Improper soil accumulation suspected of leading to Japan mudslide
It reads like this illegal soil placement did not just contribute to the deadly landslide, it caused it.
When I first read about this "soil accumulation", I pictured a few little piles of soil, a few dump truck loads. A quick search tells me that a dump truck can hold between 7-14 cubic meters. Let's be generous and call it an even 15.
Local authorities say an estimated 54,000 cubic meters of soil which had been brought to a mountainside by a real estate management firm exacerbated the massive mudslide on July 3 in Atami, Shizuoka Prefecture, resulting in the deaths of nine people confirmed as of Friday.
54,000 cubic meters!
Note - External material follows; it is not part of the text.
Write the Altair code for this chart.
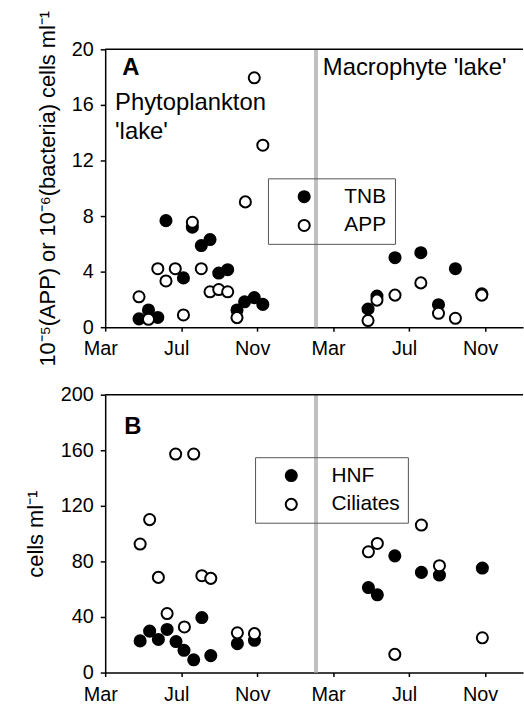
import altair as alt
import pandas as pd

# ---------------- data ----------------
month_labels = ["Mar", "Jul", "Nov", "Mar", "Jul", "Nov"]
label_months = [0, 4, 8, 12, 16, 20]
tick_months = list(range(0, 23))
separator_month = [11.1]

# Panel A: TNB (total bacteria, 10^6 cells/ml) and APP (10^5 cells/ml)
tnb_months = [1.78, 2.28, 2.77, 3.2, 4.12, 4.59, 5.06, 5.52, 5.98, 6.45, 6.94, 7.34, 7.85, 8.3,
              13.84, 14.31, 15.26, 16.62, 17.55, 18.44, 19.83]
tnb_values = [0.6, 1.24, 0.7, 7.67, 3.55, 7.2, 5.88, 6.31, 3.9, 4.14, 1.24, 1.83, 2.13, 1.64,
              1.31, 2.24, 5.0, 5.36, 1.62, 4.21, 2.4]
app_months = [1.78, 2.28, 2.77, 3.2, 3.69, 4.12, 4.59, 5.06, 5.52, 5.98, 6.45, 6.94, 7.38, 7.85, 8.3,
              13.84, 14.31, 15.26, 16.62, 17.55, 18.44, 19.83]
app_values = [2.19, 0.57, 4.21, 3.33, 4.21, 0.88, 7.55, 4.21, 2.55, 2.71, 2.55, 0.69, 9.02, 17.95, 13.1,
              0.48, 1.95, 2.31, 3.19, 1.0, 0.64, 2.31]

# Panel B: HNF and ciliates (cells/ml)
hnf_months = [1.84, 2.34, 2.8, 3.26, 3.73, 4.15, 4.66, 5.09, 5.56, 6.96, 7.86,
              13.86, 14.33, 15.25, 16.65, 17.6, 19.86]
hnf_values = [22.8, 29.8, 23.8, 31.0, 22.3, 16.0, 9.2, 39.6, 12.2, 20.8, 23.2,
              61.2, 56.0, 84.0, 72.1, 70.2, 75.2]
cil_months = [1.84, 2.34, 2.8, 3.26, 3.71, 4.17, 4.66, 5.09, 5.56, 6.96, 7.86,
              13.86, 14.33, 15.25, 16.65, 17.6, 19.86]
cil_values = [92.5, 110.1, 68.5, 42.5, 157.3, 32.8, 157.3, 69.7, 67.8, 28.6, 28.0,
              86.9, 92.9, 13.1, 106.2, 76.9, 25.0]

A_ticks = [0, 4, 8, 12, 16, 20]
B_ticks = [0, 40, 80, 120, 160, 200]

annot_A = pd.DataFrame({
    "month": [0.52, 0.52, 11.46],
    "value": [15.64, 13.57, 18.14],
    "label": ["Phytoplankton", "'lake'", "Macrophyte 'lake'"],
})
letter_A = pd.DataFrame({"month": [0.9], "value": [18.14], "label": ["A"]})
letter_B = pd.DataFrame({"month": [1.0], "value": [172.0], "label": ["B"]})

FONT = "Liberation Sans"

dfA = pd.concat([
    pd.DataFrame({"month": tnb_months, "value": tnb_values, "series": "TNB"}),
    pd.DataFrame({"month": app_months, "value": app_values, "series": "APP"}),
], ignore_index=True)
dfB = pd.concat([
    pd.DataFrame({"month": hnf_months, "value": hnf_values, "series": "HNF"}),
    pd.DataFrame({"month": cil_months, "value": cil_values, "series": "Ciliates"}),
], ignore_index=True)

label_expr = " : ".join(
    f"datum.value == {m} ? '{t}'" for m, t in zip(label_months, month_labels)
) + " : ''"

W, H = 421, 280


def x_enc():
    return alt.X(
        "month:Q",
        scale=alt.Scale(domain=[0, 22], nice=False, zero=False),
        axis=alt.Axis(values=tick_months, labelExpr=label_expr, title=None,
                      tickSize=4, labelOffset=-5, labelFlush=False, labelOverlap=False,
                      labelPadding=8, labelFontSize=20, grid=False),
    )


def panel(df, ymax, yticks, ytitle, domain, legx, legy, letter, annot=None, title_pad=15):
    y = alt.Y("value:Q", scale=alt.Scale(domain=[0, ymax], nice=False, zero=True),
              axis=alt.Axis(values=yticks, title=ytitle, titleFontSize=22,
                            titleFontWeight="normal", titlePadding=title_pad,
                            labelFontSize=20, tickSize=5, labelPadding=7,
                            labelFlush=False, grid=False))
    sep = alt.Chart(pd.DataFrame({"month": separator_month})).mark_rule(
        color="#c0c0c0", strokeWidth=4).encode(x=alt.X("month:Q"))
    top = alt.Chart(pd.DataFrame({"value": [ymax]})).mark_rule(
        color="black", strokeWidth=1.5).encode(y=alt.Y("value:Q"))
    pts = alt.Chart(df).mark_circle(size=125, stroke="black", strokeWidth=2, opacity=1).encode(
        x=x_enc(), y=y,
        fill=alt.Fill("series:N", scale=alt.Scale(domain=domain, range=["black", "white"]),
                      legend=alt.Legend(title=None, orient="none", legendX=legx, legendY=legy,
                                        strokeColor="#555555", padding=8, symbolOffset=18,
                                        labelOffset=30, rowPadding=7, labelFontSize=21,
                                        labelFont=FONT, labelColor="black",
                                        symbolType="circle", symbolSize=125,
                                        symbolStrokeColor="black", symbolStrokeWidth=2,
                                        symbolOpacity=1)),
        order=alt.Order("idx:Q"),
    ).transform_calculate(idx="datum.series == '%s' ? 0 : 1" % domain[0])
    let = alt.Chart(letter).mark_text(font=FONT, fontSize=24, fontWeight="bold", align="left",
                                      baseline="alphabetic", color="black").encode(
        x="month:Q", y="value:Q", text="label:N")
    layers = [sep, top, pts, let]
    if annot is not None:
        layers.append(alt.Chart(annot).mark_text(font=FONT, fontSize=24, align="left",
                                                 baseline="alphabetic", color="black").encode(
            x="month:Q", y="value:Q", text="label:N"))
    return alt.layer(*layers).properties(width=W, height=H)


chartA = panel(dfA, 20, A_ticks, "10⁻⁵(APP) or 10⁻⁶(bacteria) cells ml⁻¹",
               ["TNB", "APP"], 164, 130, letter_A, annot_A, title_pad=12)
chartB = panel(dfB, 200, B_ticks, "cells ml⁻¹",
               ["HNF", "Ciliates"], 151, 63, letter_B, None, title_pad=13)

chart = alt.vconcat(chartA, chartB, spacing=18).resolve_scale(
    fill="independent").resolve_legend(fill="independent").properties(
    padding={"left": 24, "top": 7, "right": 0, "bottom": 0}
).configure_view(strokeWidth=0).configure_axis(
    labelFont=FONT, titleFont=FONT, labelColor="black", titleColor="black",
    domainColor="black", tickColor="black", domainWidth=1.5, tickWidth=1.5
)

chart.save("out.html", embed_options={"renderer": "svg", "actions": False})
That's over, probably well over 3,600 dump truck loads.
For instance, the company had reported in 2009 its plan to pile up soil at the lot to a height of 15 meters, but the actual height of the soil reached some 50 meters shortly before the mudslide occurred, according to the prefectural government.
A 50 meter tall pile of loose soil? 50 meters? That's enormous.
Some 56,000 cubic meters of soil in total, mostly the soil left by the company, collapsed into a nearby river, traveling a distance of about 2 kilometers. Around 130 houses and buildings were destroyed or damaged.
They know it was from the illegally stored soil because --
Koyama, who conducted an on-site investigation on Monday, said in his report that the soil which triggered the mudslide did not include volcanic rocks naturally seen in the area but consisted mainly of small stones mixed with sand, indicating it had been brought in from outside.
He also concluded that as there were no large volcanic rocks found in the disaster-hit areas, the mudslide derived solely from the accumulated soil.
But there's more, as if this could get any worse --
The real estate management firm based in nearby Odawara in Kanagawa Prefecture, which acquired the mountainside lot in 2006, brought in soil exceeding the amount it reported to the local authority and also mixed industrial waste with it, according to the Shizuoka Prefectural Government.
What sort of industrial waste? Could this have been a project not to construct buildings, but to illegally dispose of toxic industrial waste, waste that now covers a town?
This has organized crime written all over it, and corruption. But the main point is, this was not a natural catastrophe. It was man-made.